Your task -> Narrow the data below down to the lines containing "this".

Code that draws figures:
***
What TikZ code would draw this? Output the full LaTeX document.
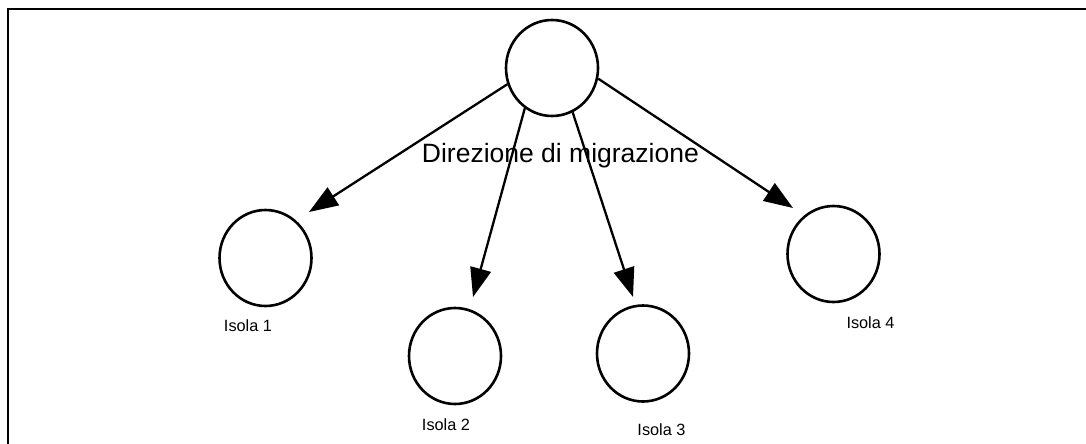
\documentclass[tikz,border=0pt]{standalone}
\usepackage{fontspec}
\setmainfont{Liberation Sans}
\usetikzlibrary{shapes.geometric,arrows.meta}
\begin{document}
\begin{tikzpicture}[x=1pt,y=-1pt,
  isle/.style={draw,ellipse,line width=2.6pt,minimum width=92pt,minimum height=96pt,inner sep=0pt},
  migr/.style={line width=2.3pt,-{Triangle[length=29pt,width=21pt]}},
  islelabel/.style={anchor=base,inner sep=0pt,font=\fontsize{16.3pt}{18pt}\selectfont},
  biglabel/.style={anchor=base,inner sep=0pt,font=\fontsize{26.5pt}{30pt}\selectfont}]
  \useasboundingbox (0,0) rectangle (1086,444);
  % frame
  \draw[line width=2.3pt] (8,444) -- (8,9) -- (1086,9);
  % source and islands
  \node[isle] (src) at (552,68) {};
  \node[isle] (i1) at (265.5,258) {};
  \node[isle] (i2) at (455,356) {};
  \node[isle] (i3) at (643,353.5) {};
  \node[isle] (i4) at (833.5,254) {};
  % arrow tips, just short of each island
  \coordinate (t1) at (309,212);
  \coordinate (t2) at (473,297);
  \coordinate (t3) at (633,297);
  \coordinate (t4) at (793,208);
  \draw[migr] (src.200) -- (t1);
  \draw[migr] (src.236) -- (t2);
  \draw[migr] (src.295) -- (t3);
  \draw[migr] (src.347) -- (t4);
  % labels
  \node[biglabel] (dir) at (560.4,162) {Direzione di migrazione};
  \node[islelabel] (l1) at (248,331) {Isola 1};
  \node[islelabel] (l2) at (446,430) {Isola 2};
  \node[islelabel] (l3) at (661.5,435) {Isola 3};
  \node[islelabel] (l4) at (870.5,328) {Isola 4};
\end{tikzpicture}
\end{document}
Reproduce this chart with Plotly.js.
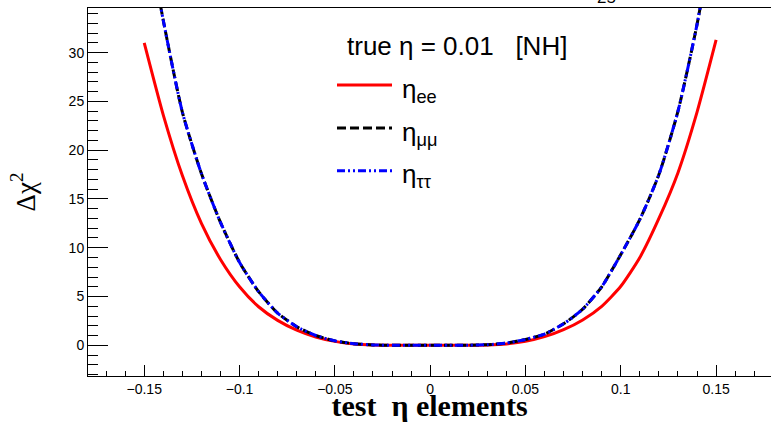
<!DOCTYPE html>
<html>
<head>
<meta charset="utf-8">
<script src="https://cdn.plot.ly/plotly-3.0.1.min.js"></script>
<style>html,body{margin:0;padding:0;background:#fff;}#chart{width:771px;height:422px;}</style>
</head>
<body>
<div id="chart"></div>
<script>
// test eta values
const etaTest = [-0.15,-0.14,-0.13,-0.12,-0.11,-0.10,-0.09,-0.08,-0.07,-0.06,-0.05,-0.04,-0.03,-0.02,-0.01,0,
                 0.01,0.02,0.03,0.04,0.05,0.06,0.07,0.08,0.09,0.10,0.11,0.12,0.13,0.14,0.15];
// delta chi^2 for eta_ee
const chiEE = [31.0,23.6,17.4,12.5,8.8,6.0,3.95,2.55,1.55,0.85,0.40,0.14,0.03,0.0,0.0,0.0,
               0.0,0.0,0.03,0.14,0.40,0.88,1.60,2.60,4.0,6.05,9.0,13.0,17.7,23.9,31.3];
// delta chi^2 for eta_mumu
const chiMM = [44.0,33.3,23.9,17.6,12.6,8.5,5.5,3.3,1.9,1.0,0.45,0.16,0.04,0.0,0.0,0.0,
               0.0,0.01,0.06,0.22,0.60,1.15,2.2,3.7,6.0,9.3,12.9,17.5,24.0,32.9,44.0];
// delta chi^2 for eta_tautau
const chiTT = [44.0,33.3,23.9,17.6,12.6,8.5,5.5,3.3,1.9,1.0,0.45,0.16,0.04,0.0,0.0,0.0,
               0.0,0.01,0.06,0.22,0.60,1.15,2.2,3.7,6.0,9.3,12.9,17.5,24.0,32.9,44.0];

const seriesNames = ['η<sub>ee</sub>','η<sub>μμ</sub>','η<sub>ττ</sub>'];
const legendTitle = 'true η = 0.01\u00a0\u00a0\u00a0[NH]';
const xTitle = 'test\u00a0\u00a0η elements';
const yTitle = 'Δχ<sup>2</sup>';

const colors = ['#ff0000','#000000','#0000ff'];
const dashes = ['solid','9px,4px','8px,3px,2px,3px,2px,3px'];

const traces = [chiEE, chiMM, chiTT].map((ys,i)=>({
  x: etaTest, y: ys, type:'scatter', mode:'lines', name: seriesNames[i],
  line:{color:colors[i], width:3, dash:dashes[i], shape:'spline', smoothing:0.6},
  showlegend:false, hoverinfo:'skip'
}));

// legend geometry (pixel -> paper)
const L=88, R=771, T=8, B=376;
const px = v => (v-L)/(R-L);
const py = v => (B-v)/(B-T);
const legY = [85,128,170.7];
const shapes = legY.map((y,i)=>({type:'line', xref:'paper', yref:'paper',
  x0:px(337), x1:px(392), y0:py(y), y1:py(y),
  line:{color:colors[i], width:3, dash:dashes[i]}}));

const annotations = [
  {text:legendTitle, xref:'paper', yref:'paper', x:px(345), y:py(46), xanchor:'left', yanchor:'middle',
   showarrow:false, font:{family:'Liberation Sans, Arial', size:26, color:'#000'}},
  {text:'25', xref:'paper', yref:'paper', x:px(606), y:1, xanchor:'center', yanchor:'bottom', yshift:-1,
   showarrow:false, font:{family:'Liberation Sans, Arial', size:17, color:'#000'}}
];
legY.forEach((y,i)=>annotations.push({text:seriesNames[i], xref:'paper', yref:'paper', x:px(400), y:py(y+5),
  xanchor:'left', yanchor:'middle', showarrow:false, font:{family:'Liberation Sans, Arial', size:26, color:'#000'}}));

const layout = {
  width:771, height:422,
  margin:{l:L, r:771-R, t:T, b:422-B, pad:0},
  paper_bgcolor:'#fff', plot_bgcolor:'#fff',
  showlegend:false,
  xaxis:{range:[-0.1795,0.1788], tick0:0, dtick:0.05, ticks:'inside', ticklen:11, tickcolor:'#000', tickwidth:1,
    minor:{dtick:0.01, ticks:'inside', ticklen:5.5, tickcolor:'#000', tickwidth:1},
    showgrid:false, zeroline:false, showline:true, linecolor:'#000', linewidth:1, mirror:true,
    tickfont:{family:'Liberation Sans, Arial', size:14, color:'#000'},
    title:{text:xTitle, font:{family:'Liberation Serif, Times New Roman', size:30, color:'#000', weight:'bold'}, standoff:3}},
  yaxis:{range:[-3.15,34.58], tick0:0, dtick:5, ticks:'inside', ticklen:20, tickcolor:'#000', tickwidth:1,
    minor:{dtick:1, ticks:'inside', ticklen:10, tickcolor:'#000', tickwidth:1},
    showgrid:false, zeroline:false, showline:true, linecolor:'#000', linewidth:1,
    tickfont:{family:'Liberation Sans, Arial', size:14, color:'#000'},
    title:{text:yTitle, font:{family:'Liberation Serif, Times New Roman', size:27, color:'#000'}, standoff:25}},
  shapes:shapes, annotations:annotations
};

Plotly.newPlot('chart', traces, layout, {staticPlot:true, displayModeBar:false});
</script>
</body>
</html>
***
Finished answer ->
What TikZ code would draw this? Output the full LaTeX document.
Reproduce this chart with Plotly.js.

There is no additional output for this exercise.